## Given information
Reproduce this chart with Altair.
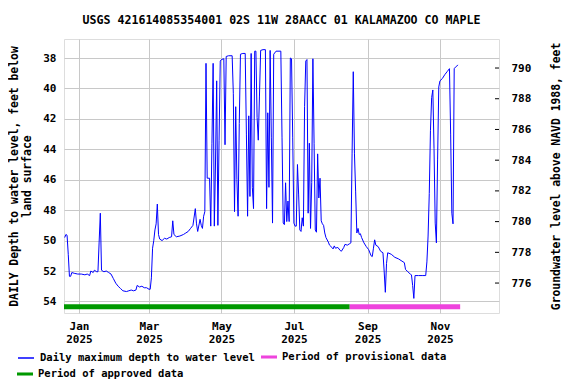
import altair as alt
import pandas as pd

TITLE = "USGS 421614085354001 02S 11W 28AACC 01 KALAMAZOO CO MAPLE"
LINE_LABEL = "Daily maximum depth to water level"
PROV_LABEL = "Period of provisional data"
APPR_LABEL = "Period of approved data"
BLUE, PINK, GREEN = "#0000ff", "#ee44dd", "#009900"
FONT = "DejaVu Sans Mono"
BAR_SYMBOL = "M-1,-0.19H1V0.19H-1Z"

# (day offset from 2025-01-01, depth below land surface, ft)
winter_obs = [
    (-12, 49.8), (-11, 49.6), (-10, 49.65), (-9, 50.9), (-8, 52.35), (-7, 52.35), (-6, 52.1), (-4, 52.15), (-1, 52.2), (2, 52.2),
    (5, 52.25), (7, 52.2), (9, 52.3), (10, 52.0), (12, 52.1), (13, 51.95), (15, 52.05), (16, 52.05), (17, 50.1), (18, 48.2),
    (19, 51.95), (21, 52.05), (23, 52.0), (25, 52.1), (27, 52.2), (29, 52.5), (31, 52.8), (33, 53.0), (35, 53.15), (37, 53.3),
    (40, 53.35), (42, 53.3), (44, 53.25), (46, 53.3), (48, 53.25), (49, 52.95), (51, 53.05), (53, 53.0), (55, 53.1), (57, 53.1),
    (59, 53.2), (60, 53.2),
]
spring_obs = [
    (61, 52.45), (62, 50.5), (63, 50.0), (64, 49.3), (65, 48.9), (66, 47.6), (67, 49.6), (68, 49.9),
    (70, 50.0), (72, 49.85), (74, 49.9), (76, 49.8), (78, 49.75), (79, 48.7), (80, 49.6), (82, 49.75), (85, 49.7), (88, 49.6),
    (90, 49.5), (92, 49.4), (94, 49.2), (96, 49.0), (98, 47.9), (99, 48.9), (100, 49.4), (102, 48.6), (103, 49.0), (104, 49.2),
    (105, 48.4), (106, 48.1), (107, 38.35), (108, 45.9), (110, 45.9), (111, 49.05), (112, 43.6), (113, 38.35), (114, 49.05), (115, 44.9),
    (116, 39.5), (117, 49.0), (118, 43.4), (119, 38.2), (120, 38.1), (122, 38.05), (123, 43.7), (124, 37.9), (126, 37.85), (129, 37.85),
    (130, 40.35), (131, 48.1), (132, 41.2), (133, 46.0), (134, 48.4), (135, 42.3), (136, 37.75), (138, 37.7), (140, 37.7), (141, 43.0),
    (142, 48.4), (143, 41.8), (144, 47.1), (145, 37.7), (146, 46.5), (147, 47.9), (148, 37.55), (149, 37.55), (150, 41.9), (151, 43.4),
]
summer_obs = [
    (152, 40.5), (153, 37.5), (155, 37.45), (157, 37.45), (158, 47.9), (159, 41.6), (160, 46.5), (161, 37.5), (162, 43.2), (163, 48.85),
    (164, 37.75), (166, 37.55), (170, 37.55), (171, 43.2), (172, 48.85), (173, 48.95), (174, 46.2), (175, 48.75), (176, 47.4), (177, 48.75),
    (178, 38.0), (179, 38.05), (180, 43.2), (181, 48.85), (182, 49.05), (183, 49.05), (184, 45.0), (185, 47.0), (186, 49.3), (187, 49.4),
    (188, 48.5), (189, 49.05), (190, 41.2), (191, 38.2), (192, 38.1), (193, 48.2), (194, 43.6), (195, 49.2), (196, 46.2), (197, 38.05),
    (198, 43.6), (199, 49.3), (200, 49.45), (201, 44.3), (202, 47.2), (203, 45.9), (204, 48.7), (205, 48.9), (206, 49.0), (207, 49.5),
    (208, 49.8), (210, 50.1), (211, 50.3), (213, 50.45), (214, 50.55), (215, 50.35), (216, 50.5), (218, 50.45), (220, 50.65), (221, 50.7),
    (223, 50.45), (224, 50.25), (226, 50.3), (228, 50.2), (229, 50.15), (230, 44.3), (231, 38.9), (232, 44.3), (233, 46.8), (234, 49.5),
]
autumn_obs = [
    (235, 49.2), (236, 49.6), (237, 49.55), (238, 49.8), (240, 50.15), (242, 50.4), (244, 50.6), (246, 51.0), (247, 51.05), (248, 50.5),
    (249, 49.95), (250, 50.3), (252, 50.4), (254, 50.7), (256, 50.8), (257, 52.0), (258, 53.4), (259, 51.5), (260, 50.8), (263, 50.9),
    (266, 51.1), (269, 51.2), (272, 51.35), (274, 51.45), (275, 51.9), (277, 52.05), (279, 52.2), (280, 52.25), (281, 52.95), (282, 53.8),
    (283, 52.3), (286, 52.3), (289, 52.3), (292, 52.3), (293, 51.4), (294, 49.7), (295, 46.9), (296, 42.75), (297, 40.6), (298, 40.1),
    (299, 43.95), (300, 48.85), (301, 50.15), (302, 44.7), (303, 39.9), (304, 39.5), (306, 39.35), (308, 39.1), (310, 38.9), (312, 38.7),
    (313, 43.0), (314, 48.2), (315, 48.9), (316, 38.7), (317, 38.6), (318, 38.55), (319, 38.45),
]

approved_period = ["2024-12-19T00:00:00", "2025-08-17T00:00:00"]
provisional_period = ["2025-08-17T00:00:00", "2025-11-18T00:00:00"]
period_depth = 54.35

depth_ticks = [38, 40, 42, 44, 46, 48, 50, 52, 54]
elev_ticks = [776, 778, 780, 782, 784, 786, 788, 790]
month_starts = [(2025, 1), (2025, 3), (2025, 5), (2025, 7), (2025, 9), (2025, 11)]

base = pd.Timestamp("2025-01-01")
obs = winter_obs + spring_obs + summer_obs + autumn_obs
line_df = pd.DataFrame({
    "date": [(base + pd.Timedelta(days=d)).strftime("%Y-%m-%dT%H:%M:%S") for d, _ in obs],
    "depth": [v for _, v in obs],
    "series": LINE_LABEL,
})
appr_df = pd.DataFrame({"start": [approved_period[0]], "end": [approved_period[1]],
                        "depth": [period_depth], "series": [APPR_LABEL]})
prov_df = pd.DataFrame({"start": [provisional_period[0]], "end": [provisional_period[1]],
                        "depth": [period_depth], "series": [PROV_LABEL]})
elev_df = pd.DataFrame({"elev": elev_ticks})

x_scale = alt.Scale(domain=[alt.DateTime(year=2024, month=12, date=19, hours=10),
                            alt.DateTime(year=2025, month=12, date=20, hours=17)], padding=0)
y_scale = alt.Scale(domain=[36.75, 54.76], reverse=True, nice=False, zero=False, padding=0)


def make_legend(x, y, symbol, stroke_width, **extra):
    return alt.Legend(title=None, orient="none", legendX=x, legendY=y,
                      symbolType=symbol, symbolSize=256, symbolStrokeWidth=stroke_width,
                      labelOffset=5, labelFont=FONT, labelFontSize=10.5, labelFontWeight="bold",
                      labelColor="black", padding=0, labelLimit=400, **extra)


x_axis = alt.Axis(title=None, values=[alt.DateTime(year=y, month=m, date=1) for y, m in month_starts],
                  labelExpr="[timeFormat(datum.value, '%b'), timeFormat(datum.value, '%Y')]",
                  grid=True, gridColor="#c8c8c8", ticks=False, domain=False, labelOverlap=False,
                  labelPadding=7, labelFont=FONT, labelFontSize=11, labelFontWeight="bold",
                  labelColor="black", labelLineHeight=13)
y_axis = alt.Axis(title=["DAILY Depth to water level, feet below", "land surface"],
                  values=depth_ticks, grid=True, gridColor="#c8c8c8", ticks=False, domain=False,
                  labelOverlap=False,
                  labelPadding=8, labelFont=FONT, labelFontSize=11, labelFontWeight="bold",
                  labelColor="black", titleFont=FONT, titleFontSize=11.4, titleFontWeight="bold",
                  titleColor="black", titleLineHeight=13, titlePadding=10)

line = alt.Chart(line_df).mark_line(clip=True, strokeWidth=1).encode(
    x=alt.X("date:T", scale=x_scale, axis=x_axis),
    y=alt.Y("depth:Q", scale=y_scale, axis=y_axis),
    color=alt.Color("series:N", scale=alt.Scale(domain=[LINE_LABEL], range=[BLUE]),
                    legend=make_legend(-47, 310, "stroke", 1.5, symbolStrokeColor=BLUE)),
)
appr = alt.Chart(appr_df).mark_bar(clip=True, height=5).encode(
    x=alt.X("start:T", scale=x_scale, axis=x_axis),
    x2="end:T",
    y=alt.Y("depth:Q", scale=y_scale, axis=y_axis),
    fill=alt.Fill("series:N", scale=alt.Scale(domain=[APPR_LABEL], range=[GREEN]),
                  legend=make_legend(-47, 327, BAR_SYMBOL, 0)),
)
prov = alt.Chart(prov_df).mark_bar(clip=True, height=5, fill=PINK, strokeWidth=0).encode(
    x=alt.X("start:T", scale=x_scale, axis=x_axis),
    x2="end:T",
    y=alt.Y("depth:Q", scale=y_scale, axis=y_axis),
    stroke=alt.Stroke("series:N", scale=alt.Scale(domain=[PROV_LABEL], range=[PINK]),
                      legend=make_legend(197, 310, BAR_SYMBOL, 0, symbolFillColor=PINK)),
)
right = alt.Chart(elev_df).mark_rule(color="black").encode(
    y=alt.Y("elev:Q", scale=alt.Scale(domain=[774.05, 791.89], nice=False, zero=False),
            axis=alt.Axis(orient="right", values=elev_ticks, title="Groundwater level above NAVD 1988, feet",
                          ticks=False, grid=False, domain=False, labelPadding=12, labelOverlap=False,
                          labelFont=FONT, labelFontSize=11, labelFontWeight="bold", labelColor="black",
                          titleFont=FONT, titleFontSize=11.4, titleFontWeight="bold", titleColor="black",
                          titleAngle=270, titlePadding=31)),
    x=alt.value(431), x2=alt.value(435),
)

chart = alt.layer(alt.layer(line, appr, prov), right).resolve_scale(y="independent").properties(
    width=435, height=274,
    padding={"left": 56, "top": 31, "right": 69, "bottom": 67},
    autosize=alt.AutoSizeParams(type="none"),
    title=alt.TitleParams(TITLE, font=FONT, fontSize=11.6, fontWeight="bold", color="black",
                          anchor="middle", offset=12),
).configure_view(stroke="black", strokeWidth=1).configure(background="white")

chart.save("out.html", embed_options={"renderer": "svg", "actions": False})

## Given instruction
Return, unchanged, the lines from the first line of the material through the line that holds "import pandas as pd", inclusive, omitting pictures.

## Worked answer
Reproduce this chart with Altair.
import altair as alt
import pandas as pd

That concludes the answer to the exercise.